** Data provided **
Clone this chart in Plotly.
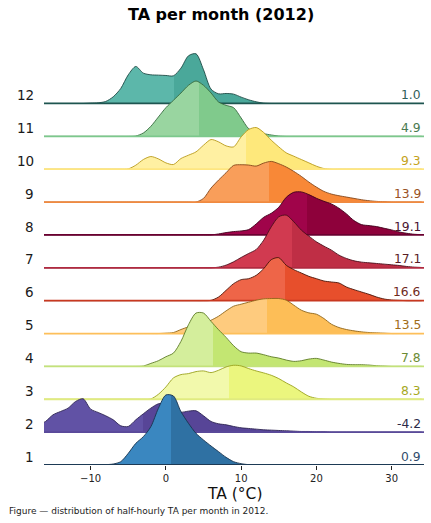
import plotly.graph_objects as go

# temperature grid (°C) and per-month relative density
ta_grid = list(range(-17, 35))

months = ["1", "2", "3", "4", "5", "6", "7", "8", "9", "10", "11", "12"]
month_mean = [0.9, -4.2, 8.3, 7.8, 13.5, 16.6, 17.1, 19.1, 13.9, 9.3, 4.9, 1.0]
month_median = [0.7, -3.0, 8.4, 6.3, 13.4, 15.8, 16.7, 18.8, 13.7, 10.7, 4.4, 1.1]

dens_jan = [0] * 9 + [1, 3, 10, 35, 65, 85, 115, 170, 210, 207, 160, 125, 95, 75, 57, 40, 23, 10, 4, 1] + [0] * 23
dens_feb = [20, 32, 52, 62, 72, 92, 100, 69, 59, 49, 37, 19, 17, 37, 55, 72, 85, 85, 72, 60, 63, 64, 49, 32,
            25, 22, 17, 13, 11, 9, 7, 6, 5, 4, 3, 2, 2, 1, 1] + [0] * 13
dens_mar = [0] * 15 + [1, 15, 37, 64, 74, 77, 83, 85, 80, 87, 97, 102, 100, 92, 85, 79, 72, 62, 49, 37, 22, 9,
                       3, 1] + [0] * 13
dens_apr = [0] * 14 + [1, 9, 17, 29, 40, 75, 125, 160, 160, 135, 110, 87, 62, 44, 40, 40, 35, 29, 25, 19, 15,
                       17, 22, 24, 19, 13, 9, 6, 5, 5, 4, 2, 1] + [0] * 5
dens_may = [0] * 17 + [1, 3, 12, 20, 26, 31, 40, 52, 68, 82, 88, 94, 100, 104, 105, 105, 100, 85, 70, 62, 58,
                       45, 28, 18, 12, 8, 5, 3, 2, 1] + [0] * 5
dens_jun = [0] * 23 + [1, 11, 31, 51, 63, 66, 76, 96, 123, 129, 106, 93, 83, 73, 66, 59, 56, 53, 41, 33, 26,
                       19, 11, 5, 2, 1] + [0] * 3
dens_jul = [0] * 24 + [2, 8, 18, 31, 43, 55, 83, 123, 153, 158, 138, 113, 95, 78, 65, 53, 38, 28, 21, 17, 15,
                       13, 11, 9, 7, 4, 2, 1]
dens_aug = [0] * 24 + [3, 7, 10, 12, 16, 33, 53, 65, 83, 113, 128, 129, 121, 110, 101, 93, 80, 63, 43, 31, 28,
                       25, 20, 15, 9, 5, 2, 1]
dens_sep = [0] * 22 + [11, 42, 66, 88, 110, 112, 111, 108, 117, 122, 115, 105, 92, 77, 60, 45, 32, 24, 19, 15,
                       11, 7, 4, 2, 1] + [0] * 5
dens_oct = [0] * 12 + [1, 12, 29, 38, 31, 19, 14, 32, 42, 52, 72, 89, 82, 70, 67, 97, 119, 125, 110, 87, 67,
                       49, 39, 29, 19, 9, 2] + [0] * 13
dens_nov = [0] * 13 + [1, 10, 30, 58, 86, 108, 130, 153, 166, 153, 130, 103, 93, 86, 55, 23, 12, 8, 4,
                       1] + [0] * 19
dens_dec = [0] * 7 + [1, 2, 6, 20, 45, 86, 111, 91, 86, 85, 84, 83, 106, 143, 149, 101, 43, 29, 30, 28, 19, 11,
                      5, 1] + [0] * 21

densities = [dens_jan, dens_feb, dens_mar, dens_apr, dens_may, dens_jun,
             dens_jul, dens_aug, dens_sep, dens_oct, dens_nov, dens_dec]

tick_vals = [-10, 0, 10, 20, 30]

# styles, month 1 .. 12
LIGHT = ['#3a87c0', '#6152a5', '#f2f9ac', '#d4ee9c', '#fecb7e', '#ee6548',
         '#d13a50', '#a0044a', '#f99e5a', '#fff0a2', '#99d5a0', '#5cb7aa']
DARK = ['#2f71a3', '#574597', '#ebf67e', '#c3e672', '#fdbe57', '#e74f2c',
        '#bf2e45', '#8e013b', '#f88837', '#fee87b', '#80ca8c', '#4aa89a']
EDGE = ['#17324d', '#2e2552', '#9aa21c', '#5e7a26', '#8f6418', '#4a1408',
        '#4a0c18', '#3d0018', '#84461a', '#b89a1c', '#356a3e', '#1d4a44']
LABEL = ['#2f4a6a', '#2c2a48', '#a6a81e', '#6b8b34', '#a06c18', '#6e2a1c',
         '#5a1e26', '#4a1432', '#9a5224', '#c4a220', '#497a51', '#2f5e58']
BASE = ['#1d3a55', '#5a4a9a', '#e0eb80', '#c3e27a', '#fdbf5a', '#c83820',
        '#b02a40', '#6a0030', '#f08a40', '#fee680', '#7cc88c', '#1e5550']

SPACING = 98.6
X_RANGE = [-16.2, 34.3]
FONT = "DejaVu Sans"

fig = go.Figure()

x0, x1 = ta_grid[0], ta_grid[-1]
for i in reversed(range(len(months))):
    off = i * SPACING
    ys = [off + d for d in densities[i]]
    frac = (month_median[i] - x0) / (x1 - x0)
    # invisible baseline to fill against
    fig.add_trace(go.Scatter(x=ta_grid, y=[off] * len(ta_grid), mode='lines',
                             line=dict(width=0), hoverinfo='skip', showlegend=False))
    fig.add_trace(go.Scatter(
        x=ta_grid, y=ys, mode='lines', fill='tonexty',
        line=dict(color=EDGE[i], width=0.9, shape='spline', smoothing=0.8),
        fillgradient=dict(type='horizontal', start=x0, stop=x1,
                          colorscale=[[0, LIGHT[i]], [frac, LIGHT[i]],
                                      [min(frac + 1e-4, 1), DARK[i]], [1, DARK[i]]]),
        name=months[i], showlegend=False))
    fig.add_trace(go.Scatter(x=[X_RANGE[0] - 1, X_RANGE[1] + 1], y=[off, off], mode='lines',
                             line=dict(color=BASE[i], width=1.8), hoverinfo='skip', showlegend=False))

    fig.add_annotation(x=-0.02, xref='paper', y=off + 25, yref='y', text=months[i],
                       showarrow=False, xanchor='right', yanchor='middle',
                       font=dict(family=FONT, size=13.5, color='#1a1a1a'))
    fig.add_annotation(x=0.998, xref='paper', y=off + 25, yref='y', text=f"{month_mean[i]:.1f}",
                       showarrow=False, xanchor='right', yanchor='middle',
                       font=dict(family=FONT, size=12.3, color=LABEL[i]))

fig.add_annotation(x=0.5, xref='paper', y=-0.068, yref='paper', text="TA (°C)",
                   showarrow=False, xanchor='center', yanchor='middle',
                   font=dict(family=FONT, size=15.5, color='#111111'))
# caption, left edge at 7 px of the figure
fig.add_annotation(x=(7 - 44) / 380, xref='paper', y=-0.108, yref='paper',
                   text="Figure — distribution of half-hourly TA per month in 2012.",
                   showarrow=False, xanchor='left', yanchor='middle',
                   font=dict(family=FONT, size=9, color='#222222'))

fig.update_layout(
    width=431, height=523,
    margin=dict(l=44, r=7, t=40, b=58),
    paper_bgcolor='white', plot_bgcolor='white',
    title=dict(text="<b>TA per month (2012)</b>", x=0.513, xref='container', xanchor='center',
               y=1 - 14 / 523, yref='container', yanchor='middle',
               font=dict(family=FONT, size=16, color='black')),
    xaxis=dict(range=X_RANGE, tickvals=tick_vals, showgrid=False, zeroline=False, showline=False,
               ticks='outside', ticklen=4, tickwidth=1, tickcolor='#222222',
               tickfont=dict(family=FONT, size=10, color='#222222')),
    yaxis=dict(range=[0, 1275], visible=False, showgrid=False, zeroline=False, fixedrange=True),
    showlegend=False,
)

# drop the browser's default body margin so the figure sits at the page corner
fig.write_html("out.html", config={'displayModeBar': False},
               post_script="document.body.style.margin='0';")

** Problem to solve **
Of all the lines in the listing above, how many contain the word "chart"? Answer with the number alone.

** Finished task **
1